» **Extracted information**
- - -
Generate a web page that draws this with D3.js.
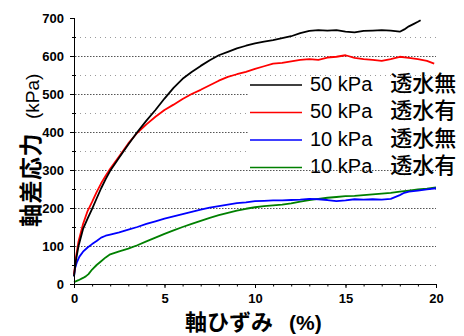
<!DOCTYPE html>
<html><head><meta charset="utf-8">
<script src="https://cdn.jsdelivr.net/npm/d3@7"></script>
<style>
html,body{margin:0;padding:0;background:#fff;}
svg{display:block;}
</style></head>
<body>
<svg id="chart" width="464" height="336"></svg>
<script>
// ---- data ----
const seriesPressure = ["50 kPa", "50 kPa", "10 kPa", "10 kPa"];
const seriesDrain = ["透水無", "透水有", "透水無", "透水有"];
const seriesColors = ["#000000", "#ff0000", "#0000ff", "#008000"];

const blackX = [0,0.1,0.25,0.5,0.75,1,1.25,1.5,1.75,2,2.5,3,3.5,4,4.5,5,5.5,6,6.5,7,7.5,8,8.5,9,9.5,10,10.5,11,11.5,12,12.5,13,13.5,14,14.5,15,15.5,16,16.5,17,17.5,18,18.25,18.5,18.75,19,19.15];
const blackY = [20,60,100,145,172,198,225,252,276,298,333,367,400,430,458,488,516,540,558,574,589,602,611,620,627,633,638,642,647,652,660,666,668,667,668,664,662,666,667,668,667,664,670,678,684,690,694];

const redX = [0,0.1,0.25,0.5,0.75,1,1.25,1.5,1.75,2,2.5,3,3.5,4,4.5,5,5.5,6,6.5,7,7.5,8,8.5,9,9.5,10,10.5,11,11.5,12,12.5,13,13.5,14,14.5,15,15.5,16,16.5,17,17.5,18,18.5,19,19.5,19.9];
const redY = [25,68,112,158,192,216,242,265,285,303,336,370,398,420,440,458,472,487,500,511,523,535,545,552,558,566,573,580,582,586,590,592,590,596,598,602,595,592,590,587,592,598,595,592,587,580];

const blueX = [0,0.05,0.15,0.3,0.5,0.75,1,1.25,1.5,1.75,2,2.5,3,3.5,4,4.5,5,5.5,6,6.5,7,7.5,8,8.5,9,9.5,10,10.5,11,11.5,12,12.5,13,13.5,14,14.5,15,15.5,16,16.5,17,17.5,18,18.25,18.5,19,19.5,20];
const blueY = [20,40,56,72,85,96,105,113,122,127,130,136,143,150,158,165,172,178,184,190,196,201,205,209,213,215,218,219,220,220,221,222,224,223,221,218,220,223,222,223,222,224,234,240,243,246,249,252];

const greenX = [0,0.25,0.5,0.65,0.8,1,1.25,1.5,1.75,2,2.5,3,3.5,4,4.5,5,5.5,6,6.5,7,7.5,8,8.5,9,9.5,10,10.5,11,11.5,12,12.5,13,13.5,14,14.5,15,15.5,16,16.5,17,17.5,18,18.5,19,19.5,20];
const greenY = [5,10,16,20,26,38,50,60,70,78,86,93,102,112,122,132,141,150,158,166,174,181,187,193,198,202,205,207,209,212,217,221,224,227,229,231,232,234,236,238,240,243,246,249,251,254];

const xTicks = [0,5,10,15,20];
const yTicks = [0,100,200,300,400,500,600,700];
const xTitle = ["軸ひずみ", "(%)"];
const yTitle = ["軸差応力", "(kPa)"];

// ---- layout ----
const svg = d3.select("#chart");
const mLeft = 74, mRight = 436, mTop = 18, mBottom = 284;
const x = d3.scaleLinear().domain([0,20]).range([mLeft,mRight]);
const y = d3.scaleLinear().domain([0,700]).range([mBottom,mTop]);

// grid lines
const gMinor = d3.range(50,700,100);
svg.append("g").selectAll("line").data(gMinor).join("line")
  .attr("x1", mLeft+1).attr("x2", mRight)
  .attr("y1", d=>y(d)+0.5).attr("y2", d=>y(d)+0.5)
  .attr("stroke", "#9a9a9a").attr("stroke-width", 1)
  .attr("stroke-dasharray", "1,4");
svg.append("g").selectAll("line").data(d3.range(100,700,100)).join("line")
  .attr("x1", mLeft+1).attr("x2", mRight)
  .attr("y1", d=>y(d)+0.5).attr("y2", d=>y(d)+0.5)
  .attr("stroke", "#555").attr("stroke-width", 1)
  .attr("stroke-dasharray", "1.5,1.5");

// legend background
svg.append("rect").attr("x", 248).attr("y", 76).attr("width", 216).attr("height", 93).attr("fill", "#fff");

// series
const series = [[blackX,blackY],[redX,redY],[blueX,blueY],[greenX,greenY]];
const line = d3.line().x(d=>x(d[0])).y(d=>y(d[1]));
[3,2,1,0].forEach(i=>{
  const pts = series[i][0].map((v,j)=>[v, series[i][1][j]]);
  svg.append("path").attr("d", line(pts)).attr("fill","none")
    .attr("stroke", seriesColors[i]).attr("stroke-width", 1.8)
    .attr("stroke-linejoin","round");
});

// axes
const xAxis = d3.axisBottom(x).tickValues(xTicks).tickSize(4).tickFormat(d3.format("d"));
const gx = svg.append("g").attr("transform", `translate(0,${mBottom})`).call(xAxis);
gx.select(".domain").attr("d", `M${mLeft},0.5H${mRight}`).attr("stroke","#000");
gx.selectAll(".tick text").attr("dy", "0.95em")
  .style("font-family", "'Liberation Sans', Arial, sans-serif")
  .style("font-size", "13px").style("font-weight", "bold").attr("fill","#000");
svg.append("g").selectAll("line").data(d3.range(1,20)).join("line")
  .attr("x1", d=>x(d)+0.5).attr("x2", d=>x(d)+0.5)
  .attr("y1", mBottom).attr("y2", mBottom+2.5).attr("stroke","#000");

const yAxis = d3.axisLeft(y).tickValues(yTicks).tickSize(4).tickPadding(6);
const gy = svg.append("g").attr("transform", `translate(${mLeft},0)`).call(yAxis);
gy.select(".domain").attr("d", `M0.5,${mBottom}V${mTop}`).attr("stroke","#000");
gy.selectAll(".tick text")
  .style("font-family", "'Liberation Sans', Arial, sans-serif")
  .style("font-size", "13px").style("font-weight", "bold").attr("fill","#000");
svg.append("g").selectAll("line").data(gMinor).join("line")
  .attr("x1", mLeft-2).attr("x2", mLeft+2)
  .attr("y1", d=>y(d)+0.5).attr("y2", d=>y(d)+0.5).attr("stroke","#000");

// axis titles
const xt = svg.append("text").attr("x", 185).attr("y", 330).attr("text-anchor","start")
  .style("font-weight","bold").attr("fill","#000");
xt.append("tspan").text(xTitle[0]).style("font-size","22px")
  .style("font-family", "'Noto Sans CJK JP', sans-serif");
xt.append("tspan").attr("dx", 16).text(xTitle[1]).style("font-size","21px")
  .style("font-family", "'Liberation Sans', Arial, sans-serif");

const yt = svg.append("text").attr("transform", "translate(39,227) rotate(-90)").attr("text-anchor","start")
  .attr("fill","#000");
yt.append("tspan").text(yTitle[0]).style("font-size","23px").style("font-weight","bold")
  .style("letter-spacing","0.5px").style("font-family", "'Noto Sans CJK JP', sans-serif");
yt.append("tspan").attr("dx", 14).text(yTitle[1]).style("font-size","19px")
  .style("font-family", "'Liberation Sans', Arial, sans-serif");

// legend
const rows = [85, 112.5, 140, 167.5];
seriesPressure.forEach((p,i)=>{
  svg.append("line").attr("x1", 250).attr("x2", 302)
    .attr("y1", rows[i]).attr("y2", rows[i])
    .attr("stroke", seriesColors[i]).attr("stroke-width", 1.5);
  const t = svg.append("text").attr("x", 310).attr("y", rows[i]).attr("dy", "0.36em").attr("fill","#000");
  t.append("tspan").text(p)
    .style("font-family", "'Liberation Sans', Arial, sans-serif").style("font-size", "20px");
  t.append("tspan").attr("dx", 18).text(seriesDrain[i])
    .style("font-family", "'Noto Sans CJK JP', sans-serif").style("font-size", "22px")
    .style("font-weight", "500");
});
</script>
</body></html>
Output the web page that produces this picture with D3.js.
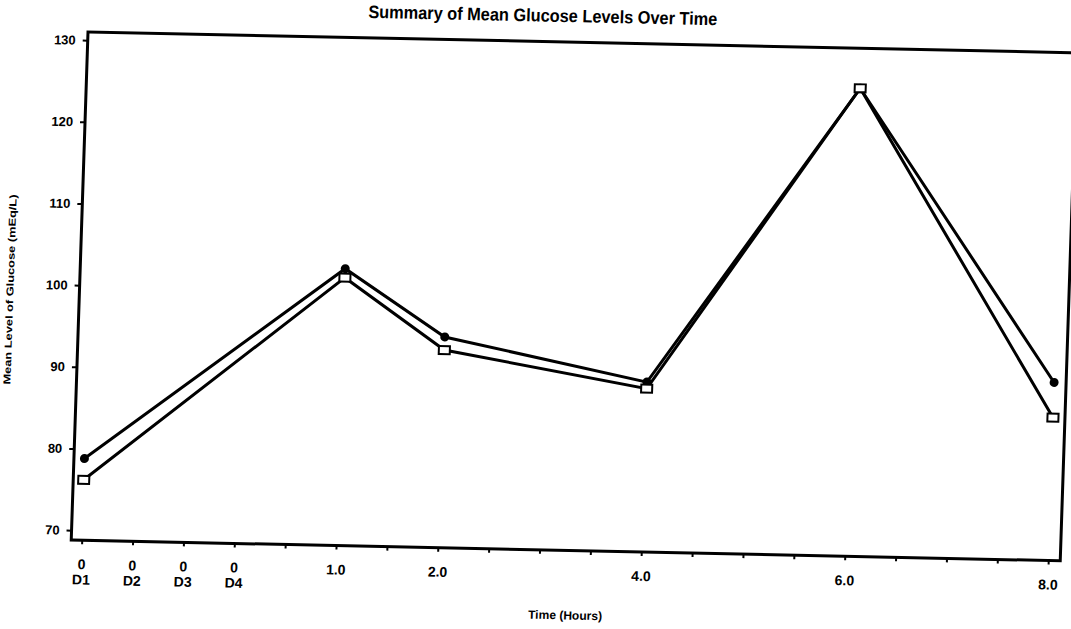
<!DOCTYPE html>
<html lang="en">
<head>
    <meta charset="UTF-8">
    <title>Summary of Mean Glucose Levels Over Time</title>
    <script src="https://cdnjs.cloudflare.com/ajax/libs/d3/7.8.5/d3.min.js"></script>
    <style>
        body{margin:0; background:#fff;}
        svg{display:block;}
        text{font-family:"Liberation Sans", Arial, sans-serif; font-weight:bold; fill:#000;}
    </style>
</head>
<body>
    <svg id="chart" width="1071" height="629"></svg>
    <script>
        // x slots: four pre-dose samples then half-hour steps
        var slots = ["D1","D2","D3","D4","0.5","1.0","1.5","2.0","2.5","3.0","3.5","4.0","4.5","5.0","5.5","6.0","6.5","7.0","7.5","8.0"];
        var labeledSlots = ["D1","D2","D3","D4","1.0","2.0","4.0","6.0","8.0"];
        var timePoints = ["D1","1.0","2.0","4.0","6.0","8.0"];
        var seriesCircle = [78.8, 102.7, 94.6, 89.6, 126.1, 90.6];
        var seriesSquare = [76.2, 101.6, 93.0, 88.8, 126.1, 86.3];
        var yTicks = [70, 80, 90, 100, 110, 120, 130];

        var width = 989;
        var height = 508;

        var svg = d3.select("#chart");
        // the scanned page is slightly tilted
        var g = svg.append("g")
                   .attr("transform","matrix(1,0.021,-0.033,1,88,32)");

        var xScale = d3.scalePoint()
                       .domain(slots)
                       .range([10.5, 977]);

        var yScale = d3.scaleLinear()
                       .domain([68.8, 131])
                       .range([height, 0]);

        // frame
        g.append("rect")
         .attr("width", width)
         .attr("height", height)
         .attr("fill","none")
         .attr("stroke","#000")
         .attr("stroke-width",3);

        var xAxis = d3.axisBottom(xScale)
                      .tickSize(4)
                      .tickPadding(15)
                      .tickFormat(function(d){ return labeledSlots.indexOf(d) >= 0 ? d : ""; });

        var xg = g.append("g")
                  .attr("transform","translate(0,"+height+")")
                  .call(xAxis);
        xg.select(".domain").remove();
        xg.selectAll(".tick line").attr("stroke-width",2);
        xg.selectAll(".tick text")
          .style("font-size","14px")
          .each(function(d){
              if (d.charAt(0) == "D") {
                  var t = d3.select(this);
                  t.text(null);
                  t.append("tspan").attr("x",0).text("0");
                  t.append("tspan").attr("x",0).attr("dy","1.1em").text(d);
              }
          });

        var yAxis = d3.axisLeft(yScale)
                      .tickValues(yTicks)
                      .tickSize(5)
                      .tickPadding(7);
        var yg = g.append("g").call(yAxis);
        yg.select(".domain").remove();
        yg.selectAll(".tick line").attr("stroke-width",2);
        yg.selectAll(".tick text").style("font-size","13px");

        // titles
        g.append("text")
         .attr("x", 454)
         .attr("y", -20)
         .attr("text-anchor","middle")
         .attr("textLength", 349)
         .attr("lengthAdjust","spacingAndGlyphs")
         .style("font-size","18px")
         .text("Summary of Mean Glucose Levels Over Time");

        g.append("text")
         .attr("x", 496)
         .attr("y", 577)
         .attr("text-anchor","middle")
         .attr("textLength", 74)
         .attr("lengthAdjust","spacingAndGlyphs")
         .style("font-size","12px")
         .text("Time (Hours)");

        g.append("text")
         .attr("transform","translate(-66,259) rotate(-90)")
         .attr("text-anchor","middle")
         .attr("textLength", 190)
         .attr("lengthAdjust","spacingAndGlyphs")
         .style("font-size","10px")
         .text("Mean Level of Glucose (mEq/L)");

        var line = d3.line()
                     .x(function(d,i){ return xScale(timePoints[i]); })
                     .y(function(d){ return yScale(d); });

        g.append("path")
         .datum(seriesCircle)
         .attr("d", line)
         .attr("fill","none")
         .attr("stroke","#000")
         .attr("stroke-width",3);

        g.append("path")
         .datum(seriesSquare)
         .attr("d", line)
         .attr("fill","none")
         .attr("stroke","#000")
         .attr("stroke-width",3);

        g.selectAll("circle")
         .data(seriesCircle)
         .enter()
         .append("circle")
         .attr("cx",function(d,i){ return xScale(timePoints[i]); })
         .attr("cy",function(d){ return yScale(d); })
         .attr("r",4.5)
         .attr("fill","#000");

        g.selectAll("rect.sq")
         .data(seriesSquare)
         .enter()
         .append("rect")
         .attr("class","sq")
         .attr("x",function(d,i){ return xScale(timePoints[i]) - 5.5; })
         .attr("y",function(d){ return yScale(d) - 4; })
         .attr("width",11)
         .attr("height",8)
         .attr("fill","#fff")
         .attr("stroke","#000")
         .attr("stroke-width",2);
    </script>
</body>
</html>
- - -
Begin with the line that contains "Output the web" and end with the line that contains "labeledSlots.indexOf(d) >= 0"; write out both and all lines between exactly, but no pictures.

Output the web page that produces this picture with D3.js.
<!DOCTYPE html>
<html lang="en">
<head>
    <meta charset="UTF-8">
    <title>Summary of Mean Glucose Levels Over Time</title>
    <script src="https://cdnjs.cloudflare.com/ajax/libs/d3/7.8.5/d3.min.js"></script>
    <style>
        body{margin:0; background:#fff;}
        svg{display:block;}
        text{font-family:"Liberation Sans", Arial, sans-serif; font-weight:bold; fill:#000;}
    </style>
</head>
<body>
    <svg id="chart" width="1071" height="629"></svg>
    <script>
        // x slots: four pre-dose samples then half-hour steps
        var slots = ["D1","D2","D3","D4","0.5","1.0","1.5","2.0","2.5","3.0","3.5","4.0","4.5","5.0","5.5","6.0","6.5","7.0","7.5","8.0"];
        var labeledSlots = ["D1","D2","D3","D4","1.0","2.0","4.0","6.0","8.0"];
        var timePoints = ["D1","1.0","2.0","4.0","6.0","8.0"];
        var seriesCircle = [78.8, 102.7, 94.6, 89.6, 126.1, 90.6];
        var seriesSquare = [76.2, 101.6, 93.0, 88.8, 126.1, 86.3];
        var yTicks = [70, 80, 90, 100, 110, 120, 130];

        var width = 989;
        var height = 508;

        var svg = d3.select("#chart");
        // the scanned page is slightly tilted
        var g = svg.append("g")
                   .attr("transform","matrix(1,0.021,-0.033,1,88,32)");

        var xScale = d3.scalePoint()
                       .domain(slots)
                       .range([10.5, 977]);

        var yScale = d3.scaleLinear()
                       .domain([68.8, 131])
                       .range([height, 0]);

        // frame
        g.append("rect")
         .attr("width", width)
         .attr("height", height)
         .attr("fill","none")
         .attr("stroke","#000")
         .attr("stroke-width",3);

        var xAxis = d3.axisBottom(xScale)
                      .tickSize(4)
                      .tickPadding(15)
                      .tickFormat(function(d){ return labeledSlots.indexOf(d) >= 0 ? d : ""; });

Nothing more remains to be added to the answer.